-- begin --

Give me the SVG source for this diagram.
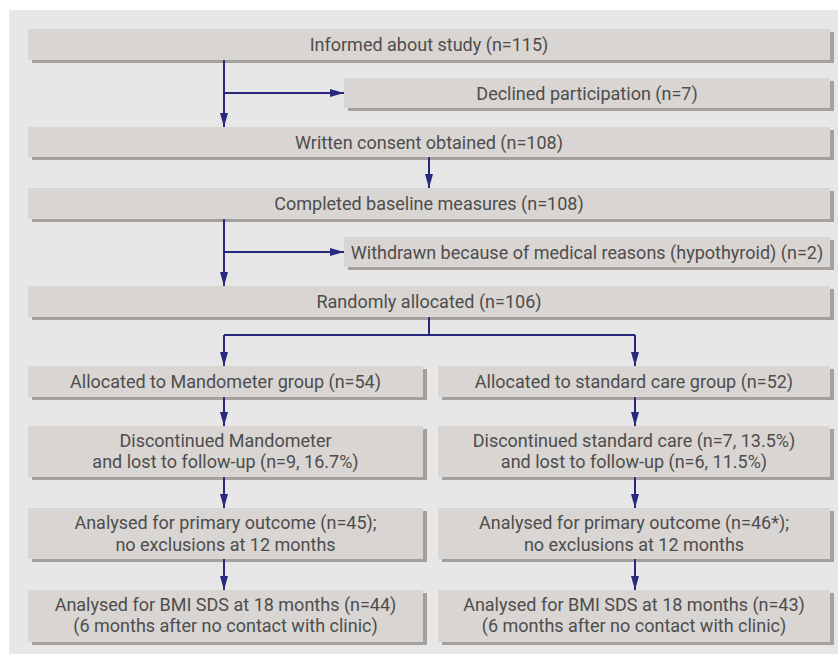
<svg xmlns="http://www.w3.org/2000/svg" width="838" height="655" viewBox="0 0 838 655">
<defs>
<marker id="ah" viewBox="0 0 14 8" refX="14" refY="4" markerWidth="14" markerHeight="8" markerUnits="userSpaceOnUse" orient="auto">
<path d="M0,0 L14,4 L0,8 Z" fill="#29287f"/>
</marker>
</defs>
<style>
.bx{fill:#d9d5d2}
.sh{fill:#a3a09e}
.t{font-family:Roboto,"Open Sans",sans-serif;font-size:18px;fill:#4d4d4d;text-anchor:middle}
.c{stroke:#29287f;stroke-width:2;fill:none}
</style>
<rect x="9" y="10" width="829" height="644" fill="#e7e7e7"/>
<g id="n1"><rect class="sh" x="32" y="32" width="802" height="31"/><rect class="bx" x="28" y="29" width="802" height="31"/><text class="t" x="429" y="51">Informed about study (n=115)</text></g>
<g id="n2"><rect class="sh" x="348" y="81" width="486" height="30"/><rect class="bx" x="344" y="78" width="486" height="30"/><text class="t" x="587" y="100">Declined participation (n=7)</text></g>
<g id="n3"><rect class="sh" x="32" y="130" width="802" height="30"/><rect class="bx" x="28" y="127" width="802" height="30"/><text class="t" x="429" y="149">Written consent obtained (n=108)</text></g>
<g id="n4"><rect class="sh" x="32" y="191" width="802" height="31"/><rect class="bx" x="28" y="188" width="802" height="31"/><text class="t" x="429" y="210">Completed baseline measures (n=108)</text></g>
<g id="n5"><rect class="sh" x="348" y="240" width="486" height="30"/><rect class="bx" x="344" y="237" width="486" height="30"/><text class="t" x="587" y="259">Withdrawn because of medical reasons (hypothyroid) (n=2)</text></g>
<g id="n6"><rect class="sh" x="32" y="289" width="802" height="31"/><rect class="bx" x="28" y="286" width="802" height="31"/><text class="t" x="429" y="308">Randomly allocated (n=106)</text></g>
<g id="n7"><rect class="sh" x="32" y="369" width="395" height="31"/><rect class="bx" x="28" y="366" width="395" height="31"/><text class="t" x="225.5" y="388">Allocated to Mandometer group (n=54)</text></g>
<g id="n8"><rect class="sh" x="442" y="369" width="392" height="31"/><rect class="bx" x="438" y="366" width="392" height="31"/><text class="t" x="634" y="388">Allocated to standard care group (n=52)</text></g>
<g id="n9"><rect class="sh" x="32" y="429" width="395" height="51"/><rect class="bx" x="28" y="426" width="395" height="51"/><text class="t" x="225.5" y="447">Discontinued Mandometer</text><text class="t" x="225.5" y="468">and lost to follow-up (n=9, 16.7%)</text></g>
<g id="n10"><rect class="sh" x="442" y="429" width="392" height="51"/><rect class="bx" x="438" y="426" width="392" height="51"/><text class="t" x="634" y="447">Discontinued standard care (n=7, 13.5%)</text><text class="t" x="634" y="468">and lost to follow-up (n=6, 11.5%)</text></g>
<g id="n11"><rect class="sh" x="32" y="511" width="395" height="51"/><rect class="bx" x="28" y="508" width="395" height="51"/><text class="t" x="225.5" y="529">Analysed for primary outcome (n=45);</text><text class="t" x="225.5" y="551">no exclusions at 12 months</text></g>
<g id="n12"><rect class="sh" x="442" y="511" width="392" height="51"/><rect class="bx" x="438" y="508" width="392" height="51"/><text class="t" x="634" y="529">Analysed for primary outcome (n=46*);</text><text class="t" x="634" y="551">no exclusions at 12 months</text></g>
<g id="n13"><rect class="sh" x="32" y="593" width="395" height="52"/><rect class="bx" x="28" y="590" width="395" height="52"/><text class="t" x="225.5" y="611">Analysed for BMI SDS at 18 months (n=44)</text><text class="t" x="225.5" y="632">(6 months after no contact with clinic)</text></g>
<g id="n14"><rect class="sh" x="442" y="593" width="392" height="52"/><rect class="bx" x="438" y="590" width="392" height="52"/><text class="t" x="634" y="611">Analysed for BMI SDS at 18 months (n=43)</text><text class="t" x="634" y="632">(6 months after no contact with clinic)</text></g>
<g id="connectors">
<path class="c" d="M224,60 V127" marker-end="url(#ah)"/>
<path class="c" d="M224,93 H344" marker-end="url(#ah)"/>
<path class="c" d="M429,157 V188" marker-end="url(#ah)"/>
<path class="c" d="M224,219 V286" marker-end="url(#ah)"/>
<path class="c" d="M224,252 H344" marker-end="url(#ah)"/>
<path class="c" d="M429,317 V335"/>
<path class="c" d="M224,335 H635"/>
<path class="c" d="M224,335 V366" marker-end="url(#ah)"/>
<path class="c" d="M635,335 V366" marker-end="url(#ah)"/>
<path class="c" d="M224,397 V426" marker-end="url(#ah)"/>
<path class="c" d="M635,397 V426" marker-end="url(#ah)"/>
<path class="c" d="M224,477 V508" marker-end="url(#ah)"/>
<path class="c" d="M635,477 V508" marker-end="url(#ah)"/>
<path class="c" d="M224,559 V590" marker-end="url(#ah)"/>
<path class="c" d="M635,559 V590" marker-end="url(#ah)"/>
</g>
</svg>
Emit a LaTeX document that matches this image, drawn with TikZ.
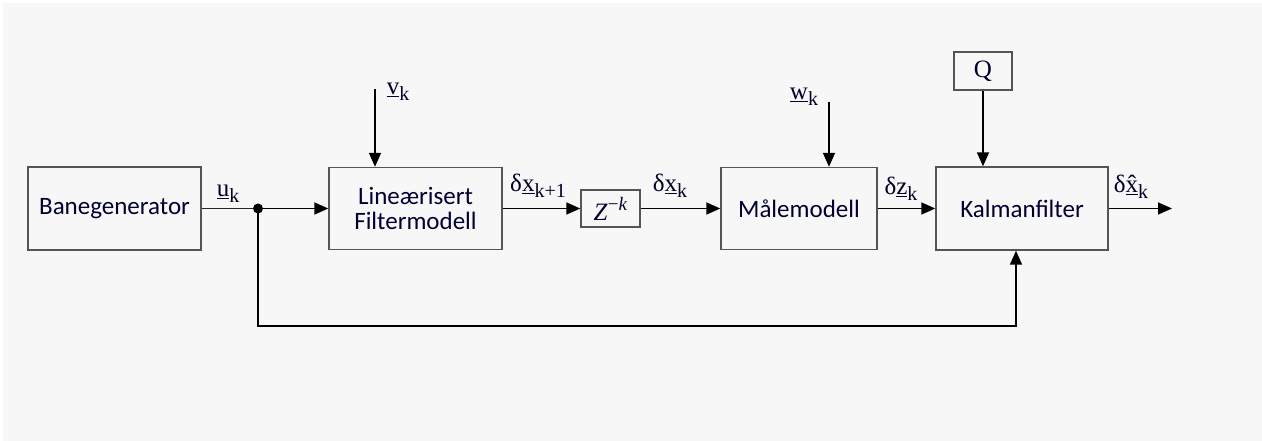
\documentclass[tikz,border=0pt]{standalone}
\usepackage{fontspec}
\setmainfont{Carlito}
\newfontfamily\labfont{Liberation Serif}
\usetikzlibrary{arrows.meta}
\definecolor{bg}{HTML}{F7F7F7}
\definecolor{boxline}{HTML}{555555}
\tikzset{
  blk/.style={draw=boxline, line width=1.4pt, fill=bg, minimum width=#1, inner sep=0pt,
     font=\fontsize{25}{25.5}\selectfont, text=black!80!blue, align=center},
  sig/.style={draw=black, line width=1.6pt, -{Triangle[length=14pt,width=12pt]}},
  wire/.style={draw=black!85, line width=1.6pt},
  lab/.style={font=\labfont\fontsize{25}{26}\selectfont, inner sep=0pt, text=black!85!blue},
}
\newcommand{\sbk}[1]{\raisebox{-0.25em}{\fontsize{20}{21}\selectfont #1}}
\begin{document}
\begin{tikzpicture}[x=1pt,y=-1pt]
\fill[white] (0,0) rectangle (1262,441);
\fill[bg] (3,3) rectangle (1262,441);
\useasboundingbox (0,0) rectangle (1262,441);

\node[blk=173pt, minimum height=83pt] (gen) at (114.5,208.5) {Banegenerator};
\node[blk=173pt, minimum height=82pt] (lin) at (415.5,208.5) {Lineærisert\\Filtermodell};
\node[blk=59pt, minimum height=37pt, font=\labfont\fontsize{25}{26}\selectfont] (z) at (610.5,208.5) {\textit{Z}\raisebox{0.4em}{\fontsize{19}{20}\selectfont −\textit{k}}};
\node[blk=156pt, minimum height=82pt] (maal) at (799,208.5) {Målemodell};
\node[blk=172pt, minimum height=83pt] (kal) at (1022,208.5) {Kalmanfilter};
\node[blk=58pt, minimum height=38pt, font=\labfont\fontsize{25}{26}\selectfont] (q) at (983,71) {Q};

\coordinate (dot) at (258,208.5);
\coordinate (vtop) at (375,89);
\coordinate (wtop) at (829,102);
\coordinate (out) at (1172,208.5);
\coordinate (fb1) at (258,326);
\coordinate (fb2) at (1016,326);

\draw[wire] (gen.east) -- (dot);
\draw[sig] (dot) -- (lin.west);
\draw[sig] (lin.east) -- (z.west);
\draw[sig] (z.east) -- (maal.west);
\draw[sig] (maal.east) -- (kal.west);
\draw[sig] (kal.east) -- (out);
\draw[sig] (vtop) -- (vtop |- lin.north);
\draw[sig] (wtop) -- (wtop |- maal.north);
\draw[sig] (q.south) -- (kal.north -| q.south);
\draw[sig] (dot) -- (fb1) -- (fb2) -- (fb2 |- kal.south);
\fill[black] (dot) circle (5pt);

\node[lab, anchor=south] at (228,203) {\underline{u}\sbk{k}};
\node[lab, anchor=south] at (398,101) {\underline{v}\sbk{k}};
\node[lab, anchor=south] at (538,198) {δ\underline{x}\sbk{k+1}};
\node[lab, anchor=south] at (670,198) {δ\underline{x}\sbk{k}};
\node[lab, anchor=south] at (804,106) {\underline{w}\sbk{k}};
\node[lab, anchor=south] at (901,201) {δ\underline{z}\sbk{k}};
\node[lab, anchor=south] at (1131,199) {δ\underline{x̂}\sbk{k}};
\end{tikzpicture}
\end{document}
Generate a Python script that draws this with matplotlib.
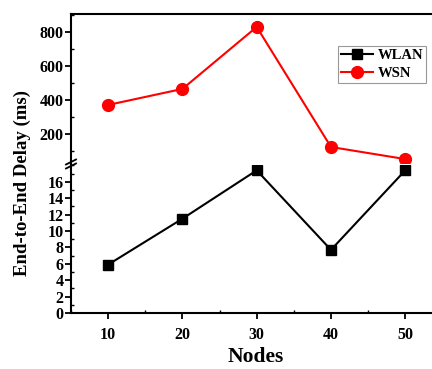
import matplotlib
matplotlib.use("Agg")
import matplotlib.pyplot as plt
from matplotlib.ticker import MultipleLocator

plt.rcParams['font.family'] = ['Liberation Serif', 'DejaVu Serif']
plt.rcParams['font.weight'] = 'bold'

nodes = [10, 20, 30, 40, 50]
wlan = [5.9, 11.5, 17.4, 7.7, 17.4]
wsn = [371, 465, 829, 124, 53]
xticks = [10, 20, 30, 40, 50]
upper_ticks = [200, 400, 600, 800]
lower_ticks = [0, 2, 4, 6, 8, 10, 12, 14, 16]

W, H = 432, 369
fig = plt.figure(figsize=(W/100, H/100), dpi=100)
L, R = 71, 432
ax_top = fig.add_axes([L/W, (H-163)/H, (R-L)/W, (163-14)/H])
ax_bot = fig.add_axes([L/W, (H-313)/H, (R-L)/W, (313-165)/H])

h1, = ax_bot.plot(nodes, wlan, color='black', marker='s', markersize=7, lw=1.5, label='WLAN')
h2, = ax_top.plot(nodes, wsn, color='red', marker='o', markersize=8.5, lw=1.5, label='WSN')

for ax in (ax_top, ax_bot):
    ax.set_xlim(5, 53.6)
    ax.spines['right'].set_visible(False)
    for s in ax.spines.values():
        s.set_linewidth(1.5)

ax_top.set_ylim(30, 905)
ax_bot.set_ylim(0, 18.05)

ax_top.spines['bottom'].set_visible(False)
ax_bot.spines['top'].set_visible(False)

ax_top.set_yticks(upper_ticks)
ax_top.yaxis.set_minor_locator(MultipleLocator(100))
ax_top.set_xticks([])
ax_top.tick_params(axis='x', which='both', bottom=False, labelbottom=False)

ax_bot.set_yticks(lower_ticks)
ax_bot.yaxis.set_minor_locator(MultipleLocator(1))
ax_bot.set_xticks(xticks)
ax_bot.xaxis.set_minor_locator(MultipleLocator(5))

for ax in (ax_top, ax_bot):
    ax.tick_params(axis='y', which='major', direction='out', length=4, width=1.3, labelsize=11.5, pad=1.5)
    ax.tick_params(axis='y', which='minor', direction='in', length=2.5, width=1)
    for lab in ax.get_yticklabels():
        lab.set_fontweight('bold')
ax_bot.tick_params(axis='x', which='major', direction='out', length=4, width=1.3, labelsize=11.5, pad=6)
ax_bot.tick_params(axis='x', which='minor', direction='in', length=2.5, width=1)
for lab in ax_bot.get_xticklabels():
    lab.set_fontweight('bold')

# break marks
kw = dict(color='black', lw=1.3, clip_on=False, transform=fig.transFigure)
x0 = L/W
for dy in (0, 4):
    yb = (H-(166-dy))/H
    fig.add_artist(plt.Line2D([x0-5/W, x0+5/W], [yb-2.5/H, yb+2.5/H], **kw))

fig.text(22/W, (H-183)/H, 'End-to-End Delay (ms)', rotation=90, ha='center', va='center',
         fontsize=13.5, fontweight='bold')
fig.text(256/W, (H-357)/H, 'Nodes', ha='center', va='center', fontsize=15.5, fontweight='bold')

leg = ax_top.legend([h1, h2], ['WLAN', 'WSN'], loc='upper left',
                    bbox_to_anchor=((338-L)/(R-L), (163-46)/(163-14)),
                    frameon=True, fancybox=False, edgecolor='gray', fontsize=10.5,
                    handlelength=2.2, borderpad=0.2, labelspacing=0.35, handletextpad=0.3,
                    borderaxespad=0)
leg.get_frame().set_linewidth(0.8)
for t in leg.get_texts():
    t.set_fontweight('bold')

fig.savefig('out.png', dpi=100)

-- end --

Goal: Look back over the material above and state how many lines hold the word "that". Write the number and nothing else.

Reply: 2